Question

Is every finite codimensional subspace of a Banach space closed? Is it also complemented? I know how to answer the same questions for finite dimensional subspaces, but couldn't figure out the finite codimension case.

Answer 1

It's a standard result that a linear functional from a Banach space to the underlying field (real or complex numbers) is continuous if and only if the its kernel is closed. Notice that its kernel is of codimension one. So, use the axiom of choice to find a discontinuous linear functional, and you have found a codimension one subspace which isn't closed. (As I was typing this, rpotrie got the same answer...)

As for complementation: well, this only makes sense for closed finite codimension subspaces. But then it's a perfectly reasonable question, and the answer is "yes". If F is of finite codimension in E, then by definition we can find a basis $\{x_1,\cdots,x_n\}$ for E/F. For each $k$ let $x_k^*$ be the linear functional on $E/F$ dual to $x_k$, so $x_k^*(x_j) = \delta_{jk}$. Then let $\mu_k$ be the composition of $E \rightarrow E/F$ with $x_k^*$. Finally, pick $y_k\in E$ with $y_k+F=x_k$. Then the map $$T:E\rightarrow E; x\mapsto \sum_k \mu_k(x) y_k$$ is a projection of $E$ onto the span of the $y_k$, and $I-T$ will be a projection onto $F$ (unless I've messed something up, which is possible).

Answer 2

No: If you consider a non continuous functional from a Banach Space, its Kernel is one-codimensional and dense.

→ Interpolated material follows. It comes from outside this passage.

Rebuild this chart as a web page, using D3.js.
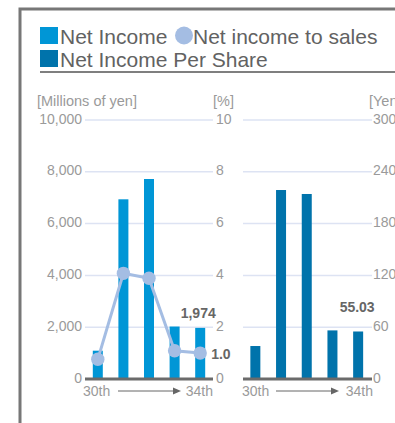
<!DOCTYPE html>
<html>
<head>
<meta charset="utf-8">
<script src="https://cdn.jsdelivr.net/npm/d3@7"></script>
<style>
  html, body { margin: 0; padding: 0; background: #fff; }
  svg { display: block; font-family: "Liberation Sans", Arial, sans-serif; }
</style>
</head>
<body>
<div id="chart"></div>
<script>
// Fiscal periods (30th through 34th)
const periods = ["30th", "31st", "32nd", "33rd", "34th"];
// Net income, millions of yen
const netIncome = [1093, 6938, 7722, 2026, 1974];
// Net income to sales, %
const incomeToSales = [0.76, 4.08, 3.89, 1.09, 1.0];
// Net income per share, yen
const incomePerShare = [38.2, 218.9, 214.3, 56.3, 55.03];

const yenTicks = [0, 2000, 4000, 6000, 8000, 10000];
const pctTicks = [0, 2, 4, 6, 8, 10];
const epsTicks = [0, 60, 120, 180, 240, 300];

const W = 395, H = 423;
const C1 = "#0096d6", C2 = "#0073ab", CL = "#a4bde3";
const GRID = "#dde3f3", LABEL = "#9a9a9a", DARK = "#666";

const svg = d3.select("#chart").append("svg").attr("width", W).attr("height", H);

// frame
svg.append("path").attr("d", `M20,${H} V9 H${W}`)
  .attr("fill", "none").attr("stroke", "#777").attr("stroke-width", 3);

// legend
const lg = svg.append("g").attr("font-size", 21).attr("fill", "#626262");
lg.append("rect").attr("x", 40).attr("y", 27).attr("width", 18).attr("height", 17).attr("fill", C1);
lg.append("text").attr("x", 60).attr("y", 44).text("Net Income");
lg.append("circle").attr("cx", 184).attr("cy", 35.5).attr("r", 9).attr("fill", CL);
lg.append("text").attr("x", 193).attr("y", 44).text("Net income to sales");
lg.append("rect").attr("x", 40).attr("y", 50).attr("width", 18).attr("height", 17).attr("fill", C2);
lg.append("text").attr("x", 60).attr("y", 67).text("Net Income Per Share");
svg.append("line").attr("x1", 40).attr("x2", W).attr("y1", 72).attr("y2", 72)
  .attr("stroke", "#555").attr("stroke-width", 1.5);

// shared vertical extent
const yTop = 120, yBot = 379;
const yYen = d3.scaleLinear().domain([0, 10000]).range([yBot, yTop]);
const yPct = d3.scaleLinear().domain([0, 10]).range([yBot, yTop]);
const yEps = d3.scaleLinear().domain([0, 300]).range([yBot, yTop]);

const x1 = d3.scalePoint().domain(periods).range([85, 213]).padding(0.5);
const x2 = d3.scalePoint().domain(periods).range([242.5, 371]).padding(0.5);
const barW = 10;

function grid(x0, x1e, scale, ticks) {
  svg.append("g").selectAll("line").data(ticks.slice(1)).join("line")
    .attr("x1", x0).attr("x2", x1e)
    .attr("y1", d => scale(d)).attr("y2", d => scale(d))
    .attr("stroke", GRID).attr("stroke-width", 1.5);
}
function styleAxis(g) {
  g.select(".domain").remove();
  g.selectAll("text").attr("fill", LABEL).attr("font-size", 14)
    .attr("font-family", "Liberation Sans, Arial, sans-serif").attr("dy", 3);
}
function baseline(a, b) {
  svg.append("line").attr("x1", a).attr("x2", b).attr("y1", yBot).attr("y2", yBot)
    .attr("stroke", "#6b6b6b").attr("stroke-width", 3);
}
function periodAxis(x0, x1e, arrowA, arrowB) {
  const g = svg.append("g").attr("font-size", 14).attr("fill", LABEL);
  g.append("text").attr("x", x0).attr("y", 396).text(periods[0]);
  g.append("text").attr("x", x1e).attr("y", 396).attr("text-anchor", "end").text(periods[periods.length - 1]);
  g.append("line").attr("x1", arrowA).attr("x2", arrowB - 6).attr("y1", 391).attr("y2", 391)
    .attr("stroke", DARK).attr("stroke-width", 1);
  g.append("path").attr("d", `M${arrowB},391 L${arrowB - 8},387.5 L${arrowB - 8},394.5 Z`).attr("fill", DARK);
}

// chart 1: net income + ratio
grid(85, 213, yYen, yYen.ticks(5));
svg.append("g").attr("transform", "translate(85,0)")
  .call(d3.axisLeft(yYen).tickValues(yenTicks).tickSize(0).tickPadding(3).tickFormat(d3.format(",")))
  .call(styleAxis);
svg.append("g").attr("transform", "translate(213,0)")
  .call(d3.axisRight(yPct).tickValues(pctTicks).tickSize(0).tickPadding(3))
  .call(styleAxis);

svg.append("g").selectAll("rect").data(netIncome).join("rect")
  .attr("x", (d, i) => x1(periods[i]) - barW / 2).attr("width", barW)
  .attr("y", d => yYen(d)).attr("height", d => yBot - yYen(d)).attr("fill", C1);
baseline(85, 213);

const line = d3.line().x((d, i) => x1(periods[i])).y(d => yPct(d));
svg.append("path").datum(incomeToSales).attr("d", line)
  .attr("fill", "none").attr("stroke", CL).attr("stroke-width", 3);
svg.append("g").selectAll("circle").data(incomeToSales).join("circle")
  .attr("cx", (d, i) => x1(periods[i])).attr("cy", d => yPct(d)).attr("r", 6.7).attr("fill", CL);

const last = periods.length - 1;
svg.append("text").attr("x", x1(periods[last]) - 2).attr("y", yYen(netIncome[last]) - 10)
  .attr("text-anchor", "middle").attr("font-size", 14).attr("font-weight", "bold").attr("fill", DARK)
  .text(d3.format(",")(netIncome[last]));
svg.append("text").attr("x", x1(periods[last]) + 11).attr("y", yPct(incomeToSales[last]) + 6)
  .attr("font-size", 14).attr("font-weight", "bold").attr("fill", DARK)
  .text(d3.format(".1f")(incomeToSales[last]));

periodAxis(83, 213, 118, 181);

// chart 2: per share
grid(243, 372, yEps, epsTicks);
svg.append("g").attr("transform", "translate(372,0)")
  .call(d3.axisRight(yEps).tickValues(epsTicks).tickSize(0).tickPadding(1))
  .call(styleAxis);
svg.append("g").selectAll("rect").data(incomePerShare).join("rect")
  .attr("x", (d, i) => x2(periods[i]) - barW / 2).attr("width", barW)
  .attr("y", d => yEps(d)).attr("height", d => yBot - yEps(d)).attr("fill", C2);
baseline(243, 372);
svg.append("text").attr("x", x2(periods[last]) - 1).attr("y", yEps(incomePerShare[last]) - 19)
  .attr("text-anchor", "middle").attr("font-size", 14).attr("font-weight", "bold").attr("fill", DARK)
  .text(d3.format(".2f")(incomePerShare[last]));
periodAxis(242, 373, 276, 339);

// unit captions
const cap = svg.append("g").attr("font-size", 14.5).attr("fill", LABEL);
cap.append("text").attr("x", 37).attr("y", 106).text("[Millions of yen]");
cap.append("text").attr("x", 213).attr("y", 106).text("[%]");
cap.append("text").attr("x", 369).attr("y", 106).text("[Yen]");
</script>
</body>
</html>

For example take $l^2(\mathbb{Z})$ and consider the sequence $e_i$ ($(0,..., 1, 0....)$ where the $1$ is in the $i$-th position). Complete this to a base (which exists by Zorn's lemma, and it is uncountable since $l^2$ is a banach-space) and consider the subspace generated by the $e_i$ toghether with the elements of the base except one of them. This gives a dense codimension one subspace.

Answer 3

This is very related to rpotries construction: take a dense, proper subspace and pick a basis $(v_i)$ of that subspace. Now we can adjoin $(w_j)$ such that $(v_i) \cup (w_j)$ is a basis of the whole space. Now the span of all $v_i,w_j$ but finitly many $w_j$ is a dense subspace of finite codimension. So it can not be closed.

Answer 4

As already recalled, a kernel of any non-continuous linear form is a dense hyperplane, and non-continuous forms exist in infinite dimension as a consequence of the existence of Hamel basis. That said, it's worth recalling a relevant fact in the affirmative direction, which is a corollary of the open mapping theorem:

A linear subspace in a Banach space, of finite codimension, and which is the image of a Banach space via a linear bounded operator, is closed.

Btw, the property of being complemented has also a particular characterization for those subspaces that are images of operators: the image of $R:X\to Y$ is complemented if and only if $R$ is a right inverse, meaning that there is a bounded operator $L:Y\to X$ such that $LR=I$. A linear projector onto the subspace it is then $RL$.

Answer 5

It is equi to Choice axiom. If you do not like the Axiom, then every linear functional is continuous. If Not, then Hahn-Banach theorem is true.

It is up to you.

Oleg Reinov

Answer 6

Another counterexample: Take $C[-1,1]$ as the Banach Space. Define $ T(f)=\int_{0}^{1} f - \int_{-1}^{0} f $. Clearly $T$ is a (continuous) linear functional whose kernel is a (closes) one-codimensional subspace. But there is no complementary subspace: in fact, the complementary subspace should morally be generated by the function which is identically $1$ on $[0,1]$ and $-1$ on $[-1,0]$, but this function is not continuous.